━━━ Given information ━━━
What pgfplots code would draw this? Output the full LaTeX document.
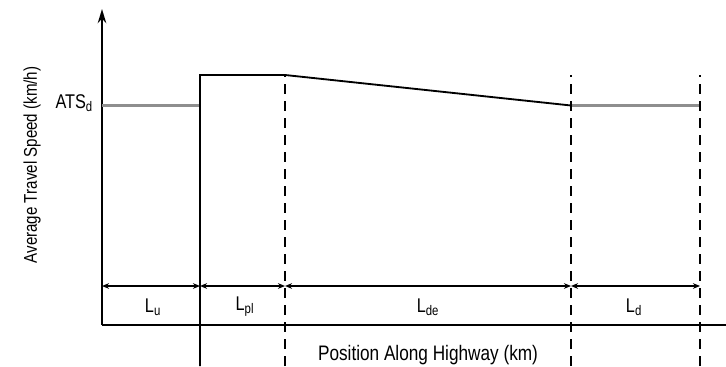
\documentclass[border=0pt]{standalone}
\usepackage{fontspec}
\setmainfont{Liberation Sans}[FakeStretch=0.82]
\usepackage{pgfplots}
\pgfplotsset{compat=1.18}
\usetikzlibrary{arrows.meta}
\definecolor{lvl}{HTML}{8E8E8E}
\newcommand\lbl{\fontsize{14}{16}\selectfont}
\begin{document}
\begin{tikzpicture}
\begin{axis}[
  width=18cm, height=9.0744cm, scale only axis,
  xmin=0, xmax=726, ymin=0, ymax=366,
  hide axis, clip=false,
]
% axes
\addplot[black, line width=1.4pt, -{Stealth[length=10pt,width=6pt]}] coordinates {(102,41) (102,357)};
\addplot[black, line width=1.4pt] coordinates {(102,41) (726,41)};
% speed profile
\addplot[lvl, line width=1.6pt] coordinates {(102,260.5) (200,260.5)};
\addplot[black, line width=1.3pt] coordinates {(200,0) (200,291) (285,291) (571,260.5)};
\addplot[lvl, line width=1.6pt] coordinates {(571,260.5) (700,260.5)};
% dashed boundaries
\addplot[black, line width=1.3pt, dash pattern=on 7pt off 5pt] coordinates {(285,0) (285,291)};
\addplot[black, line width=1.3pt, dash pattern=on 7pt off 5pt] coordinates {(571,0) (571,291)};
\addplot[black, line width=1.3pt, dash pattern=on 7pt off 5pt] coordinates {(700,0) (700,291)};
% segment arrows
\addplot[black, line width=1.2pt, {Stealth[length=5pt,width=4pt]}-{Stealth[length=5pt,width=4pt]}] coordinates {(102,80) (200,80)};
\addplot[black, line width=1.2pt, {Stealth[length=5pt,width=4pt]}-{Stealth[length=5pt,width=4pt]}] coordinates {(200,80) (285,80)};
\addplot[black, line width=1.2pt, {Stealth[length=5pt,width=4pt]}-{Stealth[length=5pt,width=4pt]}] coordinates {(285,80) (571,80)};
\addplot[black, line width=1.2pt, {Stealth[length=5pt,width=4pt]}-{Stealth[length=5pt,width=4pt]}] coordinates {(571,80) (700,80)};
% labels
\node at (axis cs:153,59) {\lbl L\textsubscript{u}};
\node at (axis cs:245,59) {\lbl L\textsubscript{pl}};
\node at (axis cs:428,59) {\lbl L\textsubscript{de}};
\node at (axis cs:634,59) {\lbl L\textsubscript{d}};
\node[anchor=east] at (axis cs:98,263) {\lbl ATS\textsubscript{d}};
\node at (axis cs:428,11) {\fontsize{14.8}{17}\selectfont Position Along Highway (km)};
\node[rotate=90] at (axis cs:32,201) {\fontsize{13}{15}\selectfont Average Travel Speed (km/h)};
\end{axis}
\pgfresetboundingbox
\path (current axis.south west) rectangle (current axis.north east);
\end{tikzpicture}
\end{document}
━━━
Strip out the pictures and quote the remaining data word for word.

### Result of the task
What pgfplots code would draw this? Output the full LaTeX document.
\documentclass[border=0pt]{standalone}
\usepackage{fontspec}
\setmainfont{Liberation Sans}[FakeStretch=0.82]
\usepackage{pgfplots}
\pgfplotsset{compat=1.18}
\usetikzlibrary{arrows.meta}
\definecolor{lvl}{HTML}{8E8E8E}
\newcommand\lbl{\fontsize{14}{16}\selectfont}
\begin{document}
\begin{tikzpicture}
\begin{axis}[
  width=18cm, height=9.0744cm, scale only axis,
  xmin=0, xmax=726, ymin=0, ymax=366,
  hide axis, clip=false,
]
% axes
\addplot[black, line width=1.4pt, -{Stealth[length=10pt,width=6pt]}] coordinates {(102,41) (102,357)};
\addplot[black, line width=1.4pt] coordinates {(102,41) (726,41)};
% speed profile
\addplot[lvl, line width=1.6pt] coordinates {(102,260.5) (200,260.5)};
\addplot[black, line width=1.3pt] coordinates {(200,0) (200,291) (285,291) (571,260.5)};
\addplot[lvl, line width=1.6pt] coordinates {(571,260.5) (700,260.5)};
% dashed boundaries
\addplot[black, line width=1.3pt, dash pattern=on 7pt off 5pt] coordinates {(285,0) (285,291)};
\addplot[black, line width=1.3pt, dash pattern=on 7pt off 5pt] coordinates {(571,0) (571,291)};
\addplot[black, line width=1.3pt, dash pattern=on 7pt off 5pt] coordinates {(700,0) (700,291)};
% segment arrows
\addplot[black, line width=1.2pt, {Stealth[length=5pt,width=4pt]}-{Stealth[length=5pt,width=4pt]}] coordinates {(102,80) (200,80)};
\addplot[black, line width=1.2pt, {Stealth[length=5pt,width=4pt]}-{Stealth[length=5pt,width=4pt]}] coordinates {(200,80) (285,80)};
\addplot[black, line width=1.2pt, {Stealth[length=5pt,width=4pt]}-{Stealth[length=5pt,width=4pt]}] coordinates {(285,80) (571,80)};
\addplot[black, line width=1.2pt, {Stealth[length=5pt,width=4pt]}-{Stealth[length=5pt,width=4pt]}] coordinates {(571,80) (700,80)};
% labels
\node at (axis cs:153,59) {\lbl L\textsubscript{u}};
\node at (axis cs:245,59) {\lbl L\textsubscript{pl}};
\node at (axis cs:428,59) {\lbl L\textsubscript{de}};
\node at (axis cs:634,59) {\lbl L\textsubscript{d}};
\node[anchor=east] at (axis cs:98,263) {\lbl ATS\textsubscript{d}};
\node at (axis cs:428,11) {\fontsize{14.8}{17}\selectfont Position Along Highway (km)};
\node[rotate=90] at (axis cs:32,201) {\fontsize{13}{15}\selectfont Average Travel Speed (km/h)};
\end{axis}
\pgfresetboundingbox
\path (current axis.south west) rectangle (current axis.north east);
\end{tikzpicture}
\end{document}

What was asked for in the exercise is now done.